On the surface, this may sound like a good thing. After all, the big super PACs and the Dark Money that's come to dominate our politics in the past few years has very little transparency (which is why these Big Money Boyz like it so much.) One could make a case that the the parties, at least, are subject to some accountability to the public. Election expert Rick Hazen thought that one of the unanticipated results of this decision might be a loosening of the gridlock that has completely seized up the machinery of government during the Obama era:
Strong political parties have more incentive to cooperate than oppose each other under certain circumstances because they care about their electoral prospects. Look at how Speaker John Boehner pushed through a “clean” debt-limit increase with the help of Democrats in the House and how Senate Majority Leader Mitch McConnell voted to break a Sen. Ted Cruz filibuster of this legislation. Party leaders know that it is in their interest to cooperate and keep the government moving so that voters do not abandon them as obstructionist.
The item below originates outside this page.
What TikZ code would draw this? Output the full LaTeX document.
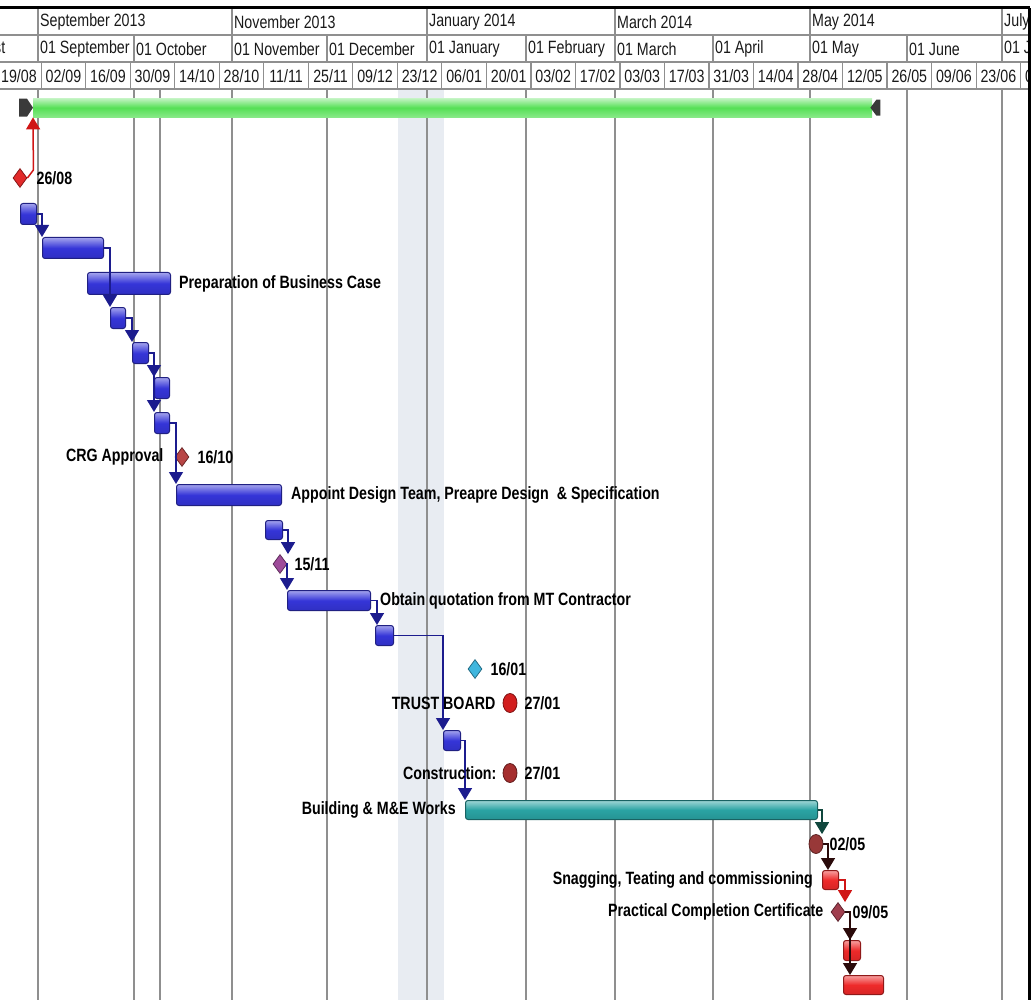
\documentclass[tikz,border=0pt]{standalone}
\usepackage{fontspec}
\setmainfont{Liberation Sans}[FakeStretch=0.8]
\usetikzlibrary{positioning,shapes.geometric,arrows.meta}

\definecolor{taskblue}{HTML}{3535D8}
\definecolor{taskteal}{HTML}{2AA3A3}
\definecolor{taskred}{HTML}{EE2A2A}
\definecolor{sumgreen}{HTML}{55E055}
\definecolor{linkblue}{HTML}{1C1C8E}
\definecolor{linkteal}{HTML}{10473D}
\definecolor{linkred}{HTML}{D01515}
\definecolor{linkdark}{HTML}{2A0A0A}
\definecolor{gridgrey}{HTML}{8F8F8F}
\definecolor{holiday}{HTML}{E8ECF2}
\definecolor{capgrey}{HTML}{3A3A3A}
\definecolor{msred}{HTML}{E22A2A}
\definecolor{msbrown}{HTML}{B84545}
\definecolor{mspurple}{HTML}{9E4C9A}
\definecolor{mscyan}{HTML}{3FB6DE}
\definecolor{mstrust}{HTML}{D21E1E}
\definecolor{mscons}{HTML}{A52E2E}
\definecolor{msdark}{HTML}{983838}
\definecolor{mswine}{HTML}{A03E4E}

\tikzset{
  hdr/.style={font=\fontsize{17.8}{20}\selectfont, inner sep=0pt, text=black!90},
  lbl/.style={font=\fontsize{17.8}{20}\selectfont\bfseries, inner sep=0pt, text=black},
  hline/.style={draw=gridgrey, line width=1.2pt},
  vgrid/.style={draw=gridgrey, line width=1.6pt},
  taskbar/.style={anchor=north west, inner sep=0pt, rounded corners=2.5pt, line width=1pt,
    draw=#1!60!black, top color=#1!45!white, bottom color=#1!90!black, middle color=#1},
  sumbar/.style={anchor=north west, inner sep=0pt,
    top color=sumgreen!35!white, bottom color=sumgreen!70!white, middle color=sumgreen},
  ms/.style={diamond, draw=#1!60!black, fill=#1, line width=0.8pt, inner sep=0pt,
    minimum width=14pt, minimum height=19pt},
  msround/.style={ellipse, draw=#1!60!black, fill=#1, line width=0.8pt, inner sep=0pt,
    minimum width=14pt, minimum height=19pt},
  link/.style={draw=#1, line width=1.5pt, -{Triangle[width=14pt,length=12pt,fill=#1]}}
}

\begin{document}
\begin{tikzpicture}[x=1pt,y=-1pt]
\useasboundingbox (0,0) rectangle (1033,1000);

% timescale
\begin{scope}
\clip (0,0) rectangle (1028,90);
\draw[hline] (0,35) -- (1028,35);
\draw[hline] (0,62) -- (1028,62);
\draw[hline] (0,89) -- (1028,89);
\foreach \x in {38,232,427,615,810,1002}
  \draw[hline] (\x,8) -- (\x,35);
\foreach \x in {38,134,232,327,427,526,615,713,810,907,1002}
  \draw[hline] (\x,35) -- (\x,62);
\foreach \k in {-1,...,22}
  \draw[hline] ({41.2+44.52*\k},62) -- ({41.2+44.52*\k},89);
\foreach \x/\t [count=\i] in {38/September 2013,232/November 2013,427/January 2014,
    615/March 2014,810/May 2014,1002/July 2014}
  \node[hdr, anchor=west] (mon\i) at ({\x+2},22) {\t};
\foreach \x/\t [count=\i] in {-61/01 August,38/01 September,134/01 October,232/01 November,
    327/01 December,427/01 January,526/01 February,615/01 March,713/01 April,
    810/01 May,907/01 June,1002/01 July}
  \node[hdr, anchor=west] (day\i) at ({\x+2},49) {\t};
\foreach \t [count=\k] in {19/08,02/09,16/09,30/09,14/10,28/10,11/11,25/11,09/12,23/12,
    06/01,20/01,03/02,17/02,03/03,17/03,31/03,14/04,28/04,12/05,26/05,09/06,23/06,07/07}
  \node[hdr] (wk\k) at ({41.2+44.52*(\k-2)+22.26},76) {\t};
\end{scope}
\draw[line width=3pt] (0,8) -- (1030,8);
\draw[line width=3pt] (1029,8) -- (1029,1000);

% grid
\fill[holiday] (398,90) rectangle (444,1000);
\foreach \x in {38,134,160,232,327,427,526,615,713,810,907,1002}
  \draw[vgrid] (\x,90) -- (\x,1000);

% summary
\node[sumbar, minimum width=839, minimum height=19] (sum) at (33,98) {};
\fill[capgrey] (sum.west) ++(-14,-9) -- ++(8,0) -- ++(6,9) -- ++(-6,9) -- ++(-8,0) -- cycle;
\fill[capgrey] (sum.east) ++(-2,0) -- ++(6,-8) -- ++(4,0) -- ++(0,16) -- ++(-4,0) -- cycle;

% tasks
\node[taskbar=taskblue, minimum width=16, minimum height=21] (t1) at (20,203) {};
\node[taskbar=taskblue, minimum width=61, minimum height=21] (t2) at (42,237) {};
\node[taskbar=taskblue, minimum width=83, minimum height=22] (t3) at (87,272) {};
\node[taskbar=taskblue, minimum width=15, minimum height=21] (t4) at (110,307) {};
\node[taskbar=taskblue, minimum width=16, minimum height=21] (t5) at (132,342) {};
\node[taskbar=taskblue, minimum width=15, minimum height=21] (t6) at (154,377) {};
\node[taskbar=taskblue, minimum width=15, minimum height=21] (t7) at (154,412) {};
\node[taskbar=taskblue, minimum width=105, minimum height=21] (t8) at (176,484) {};
\node[taskbar=taskblue, minimum width=17, minimum height=19] (t9) at (265,520) {};
\node[taskbar=taskblue, minimum width=83, minimum height=20] (t10) at (287,590) {};
\node[taskbar=taskblue, minimum width=18, minimum height=20] (t11) at (375,625) {};
\node[taskbar=taskblue, minimum width=17, minimum height=20] (t12) at (443,730) {};
\node[taskbar=taskteal, minimum width=352, minimum height=19] (t13) at (465,800) {};
\node[taskbar=taskred, minimum width=16, minimum height=19] (t14) at (822,870) {};
\node[taskbar=taskred, minimum width=17, minimum height=20] (t15) at (843,940) {};
\node[taskbar=taskred, minimum width=40, minimum height=19] (t16) at (843,975) {};

% milestones
\node[ms=msred] (m2608) at (20,178) {};
\node[ms=msbrown] (mcrg) at (182,457) {};
\node[ms=mspurple] (m1511) at (280,564) {};
\node[ms=mscyan] (m1601) at (475,669) {};
\node[msround=mstrust] (mtrust) at (510,703) {};
\node[msround=mscons] (mcons) at (510,773) {};
\node[msround=msdark] (m0205) at (816,844) {};
\node[ms=mswine] (m0905) at (838,912) {};

% links
\draw[link=linkred] (m2608.east) -- ++(6,-8) -- (sum.south west);
\draw[link=linkblue] (t1.east) -| (t2.north west);
\draw[link=linkblue] (t2.east) -| (t4.north west);
\draw[link=linkblue] (t4.east) -| (t5.north west);
\draw[link=linkblue] (t5.east) -| (t6.north west);
\draw[link=linkblue] (t5.east) -| (t7.north west);
\draw[link=linkblue] (t7.east) -| (t8.north west);
\draw[link=linkblue] (t9.east) -| ([xshift=8pt]m1511.north);
\draw[link=linkblue] (m1511.east) -| (t10.north west);
\draw[link=linkblue] (t10.east) -| ([xshift=2pt]t11.north west);
\draw[link=linkblue] (t11.east) -| (t12.north west);
\draw[link=linkblue] (t12.east) -| (t13.north west);
\draw[link=linkteal] (t13.east) -| ([xshift=6pt]m0205.north);
\draw[link=linkdark] (m0205.east) -| ([xshift=6pt]t14.north west);
\draw[link=linkred] (t14.east) -| ([xshift=7pt]m0905.north);
\draw[link=linkdark] (m0905.east) -| ([xshift=7pt]t15.north west);
\draw[link=linkdark] (m0905.east) -| ([xshift=7pt]t16.north west);

% labels
\node[lbl, right=9pt of m2608] (d2608) {26/08};
\node[lbl, right=8pt of t3] (l3) {Preparation of Business Case};
\node[lbl, left=11pt of mcrg] (lcrg) {CRG Approval};
\node[lbl, right=8pt of mcrg] (dcrg) {16/10};
\node[lbl, right=9pt of t8] (l8) {Appoint Design Team, Preapre Design\ \ \& Specification};
\node[lbl, right=7pt of m1511] (d1511) {15/11};
\node[lbl, right=9pt of t10] (l10) {Obtain quotation from MT Contractor};
\node[lbl, right=8pt of m1601] (d1601) {16/01};
\node[lbl, left=7pt of mtrust] (ltrust) {TRUST BOARD};
\node[lbl, right=7pt of mtrust] (dtrust) {27/01};
\node[lbl, left=6pt of mcons] (lcons) {Construction:};
\node[lbl, right=7pt of mcons] (dcons) {27/01};
\node[lbl, left=9pt of t13] (l13) {Building \& M\&E Works};
\node[lbl, right=6pt of m0205] (d0205) {02/05};
\node[lbl, left=9pt of t14] (l14) {Snagging, Teating and commissioning};
\node[lbl, left=7pt of m0905] (l0905) {Practical Completion Certificate};
\node[lbl, right=7pt of m0905] (d0905) {09/05};
\end{tikzpicture}
\end{document}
It's always pretty to think that Washington will come together in bipartisan comity and start governing for the good of all the people. To think this will happen as a result of the vastly wealthy having even more influence than they already have strikes me as so optimistic as to be delusional. It's true that more money to the parties may ensure that they will work together for common goals. But they will logically be the common goals of the 1 percenters signing the checks --- like John Boehner's brave crusade to raise the debt limit.
The Tea Party and the GOP have the Kochs and other like-minded radical billionaires who will fund both sides of the coin. The GOP, after all, is not ideologically divided. There are no "moderate" Republican office-holders to speak of. Their coalition is divided on tactics, with the grass roots chomping at the bit to dismantle government as soon as possible and the Republican establishment wanting the same thing but knowing that it's smarter to let the water warm up slowly so the frogs don't jump out and bite them. (After all, their own voters will suffer right along with everyone else.) It's "repeal Obamacare in one fell swoop" vs. "kill it slowly with the death by a thousand cuts." The billionaires can easily play both the inside and outside games to accomplish the ultimate goals.
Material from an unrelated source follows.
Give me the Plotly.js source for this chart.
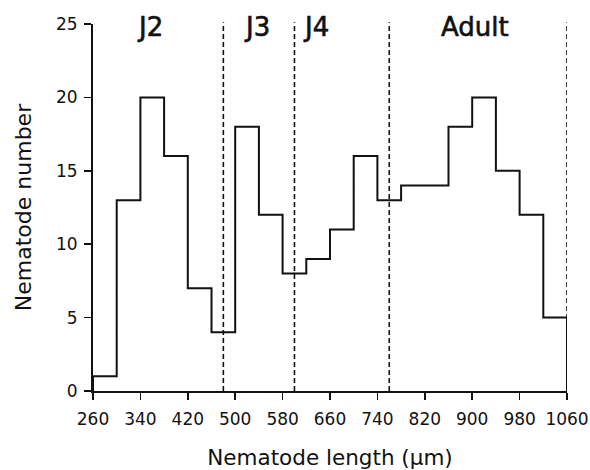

The Democratic coalition is much more philosophically riven with New Dems, progressives, red state moderates, blue state populists, hawks and doves, many of which overlap in some respects but often disagree strongly not only on tactics, but ultimate goals as well. The progressive populist dove wing is already under substantial financial constraints compared to the New Dems who define themselves with conservative code words like "pro-growth" and "fiscally responsible" -- words that are music to wealthy donors' ears. Oddly, there just aren't a whole lot of progressive billionaires out there who could balance them out with commitments to spend billions to help government redistribute their wealth. Go figure. So, you'll see "pro-growth, fiscally responsible" Democrats coming together to work with "pro-growth, fiscally responsible" Republicans, all of them answerable to the same bag of money. (Just don't call it corruption.)
So, it's pretty obvious that this potential truce in the partisan wars will come at the expense of progressives. One idea that's being flogged as the potential fix: activating small donors. After all, President Obama collected record numbers of small donations in both of his campaigns. A few bucks from tens of millions of engaged Americans ought to be enough to balance it out, right? The problem is that trying to raise money from small individual donors for down-ticket races is very tough. And it's down-ticket that's probably going to be flooded with the McCutcheon MAD money.
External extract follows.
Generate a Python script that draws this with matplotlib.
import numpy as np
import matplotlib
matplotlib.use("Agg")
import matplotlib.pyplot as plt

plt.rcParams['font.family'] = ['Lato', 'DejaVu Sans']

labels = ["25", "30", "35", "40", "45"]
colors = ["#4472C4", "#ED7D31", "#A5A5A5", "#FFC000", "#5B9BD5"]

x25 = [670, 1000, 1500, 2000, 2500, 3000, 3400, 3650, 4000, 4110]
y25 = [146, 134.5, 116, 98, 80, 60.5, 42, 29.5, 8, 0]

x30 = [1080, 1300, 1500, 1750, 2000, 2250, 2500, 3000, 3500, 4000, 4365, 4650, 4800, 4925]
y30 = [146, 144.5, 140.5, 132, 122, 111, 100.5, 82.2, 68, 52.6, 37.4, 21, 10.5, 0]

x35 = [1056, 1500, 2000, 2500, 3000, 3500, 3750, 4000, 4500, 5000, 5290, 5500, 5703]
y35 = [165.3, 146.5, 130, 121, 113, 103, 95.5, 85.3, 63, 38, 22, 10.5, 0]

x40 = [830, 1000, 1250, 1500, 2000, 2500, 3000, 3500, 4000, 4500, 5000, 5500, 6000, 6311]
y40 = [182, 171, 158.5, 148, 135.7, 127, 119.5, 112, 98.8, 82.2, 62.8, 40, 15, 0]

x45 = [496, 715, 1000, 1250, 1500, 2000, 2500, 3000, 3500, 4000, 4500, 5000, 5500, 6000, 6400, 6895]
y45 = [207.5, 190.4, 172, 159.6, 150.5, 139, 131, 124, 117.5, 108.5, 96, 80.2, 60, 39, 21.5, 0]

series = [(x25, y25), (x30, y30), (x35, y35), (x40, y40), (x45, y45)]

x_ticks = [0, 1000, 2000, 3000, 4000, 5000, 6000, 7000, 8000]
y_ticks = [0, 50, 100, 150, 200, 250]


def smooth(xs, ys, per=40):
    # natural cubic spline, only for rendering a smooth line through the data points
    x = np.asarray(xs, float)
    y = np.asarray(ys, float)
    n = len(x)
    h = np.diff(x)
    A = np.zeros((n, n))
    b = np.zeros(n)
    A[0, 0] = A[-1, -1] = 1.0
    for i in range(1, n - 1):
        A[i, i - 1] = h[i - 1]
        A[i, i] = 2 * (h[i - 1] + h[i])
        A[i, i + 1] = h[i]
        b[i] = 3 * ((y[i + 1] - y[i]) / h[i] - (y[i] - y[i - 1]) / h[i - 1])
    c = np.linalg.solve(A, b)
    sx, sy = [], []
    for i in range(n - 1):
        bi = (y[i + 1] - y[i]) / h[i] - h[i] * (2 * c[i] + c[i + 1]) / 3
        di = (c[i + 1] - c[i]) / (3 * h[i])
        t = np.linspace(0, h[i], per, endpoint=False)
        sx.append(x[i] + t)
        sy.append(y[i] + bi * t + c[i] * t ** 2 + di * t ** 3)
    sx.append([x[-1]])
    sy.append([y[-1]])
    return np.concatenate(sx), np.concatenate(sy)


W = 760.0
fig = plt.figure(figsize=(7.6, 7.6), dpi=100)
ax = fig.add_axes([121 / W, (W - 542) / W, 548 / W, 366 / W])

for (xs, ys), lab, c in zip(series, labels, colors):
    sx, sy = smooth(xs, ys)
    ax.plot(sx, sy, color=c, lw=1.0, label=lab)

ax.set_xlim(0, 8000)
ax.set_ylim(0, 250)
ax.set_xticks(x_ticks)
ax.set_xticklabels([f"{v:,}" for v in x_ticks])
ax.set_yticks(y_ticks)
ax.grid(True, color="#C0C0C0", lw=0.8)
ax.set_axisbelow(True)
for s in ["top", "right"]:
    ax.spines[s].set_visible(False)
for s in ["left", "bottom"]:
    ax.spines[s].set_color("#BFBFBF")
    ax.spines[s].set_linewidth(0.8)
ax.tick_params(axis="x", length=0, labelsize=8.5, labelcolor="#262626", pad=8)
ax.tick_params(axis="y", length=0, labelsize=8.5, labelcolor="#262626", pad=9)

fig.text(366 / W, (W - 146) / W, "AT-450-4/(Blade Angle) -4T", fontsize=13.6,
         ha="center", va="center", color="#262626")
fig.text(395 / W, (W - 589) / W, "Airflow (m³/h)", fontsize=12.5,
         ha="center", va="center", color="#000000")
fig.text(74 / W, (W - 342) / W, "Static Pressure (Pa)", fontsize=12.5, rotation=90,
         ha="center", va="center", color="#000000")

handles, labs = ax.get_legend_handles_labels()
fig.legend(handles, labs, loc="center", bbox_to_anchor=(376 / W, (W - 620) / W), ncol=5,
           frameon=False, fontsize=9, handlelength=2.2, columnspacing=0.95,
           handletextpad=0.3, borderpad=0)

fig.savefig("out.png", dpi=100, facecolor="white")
I have participated for some years in online activism through Blue America PAC and have helped raise quite a bit of money for progressive candidates. There are others like MoveOn, PCCC, DFA and others that do the same work. And they all have raised millions over time and helped many progressive candidates. However, it's also true that the number of people who are willing to spend their hard-earned shrinking dollars on political campaigns is not very large, particularly for political campaigns in districts far from home. There will never be enough of them to equal the clout of the billionaires and even if there were, it's always more likely that an elected official will find it necessary to please that one person with a big check over a thousand $10 donors.
The public financing advocates have come up with a potential solution to that problem called the Grassroots Democracy Act. It would provide for a 10-1 ratio of public matching funds for donations under $100 along with a $25 tax credit. Even that wouldn't even come close to evening the playing field but it would certainly help. Unfortunately, that legislation has about the same chance of passing both houses of Congress as a declaration of Wicca as the state religion.
Meanwhile, we will still have highly engaged, radical billionaires who run to the pages of the Wall Street Journal to insist their only motive is to save America from the collectivists who are trying to deny decent God-fearing patriots their freedom, and recommit to spending mind-boggling sums on elections. Just to give you some perspective on what that means, take a look at the following illustration (via pagetutor.com), which compares a person against a bundle of $100 bills equaling $10,000. That bundle could fit inside your purse very easily. One million would fill a standard grocery bag while a billion dollars would fit inside a small room:
In 2011 the two Koch brothers together had 50 of those billion-dollar rooms. In 2014 Charles and David had 40 billion each.
As Ronald Reagan's solicitor general wrote in this New York Times letter to the editor last week:
It has always been the case in this country that there have been rich people — quite a few of them. These were people who could afford to send their children to private schools and colleges, they had nice houses — maybe a vacation home — perhaps a housekeeper. They certainly led different lives from ordinary middle-class and working-class people, but they lived on the same planet.
Yet with today’s income distribution there are many people with personal wealth of over half a billion dollars and quite a few billionaires. Those people do indeed inhabit a different planet from the rest of us. And for them, the Koch brothers and Sheldon Adelsons and George Soroses, spending $3.6 million every two years in federal elections, as the Supreme Court decision would allow, is literally inconsequential.
It's bad enough that they are being allowed to spend virtually unlimited funds on elections in the name of "free speech." But the real problem is that they have so much money that spending hundreds of millions is chump change for them. Until we are able to do something about the fundamental economic factors that allow such vast sums to flow to the .001 percent, this problem isn't really solvable.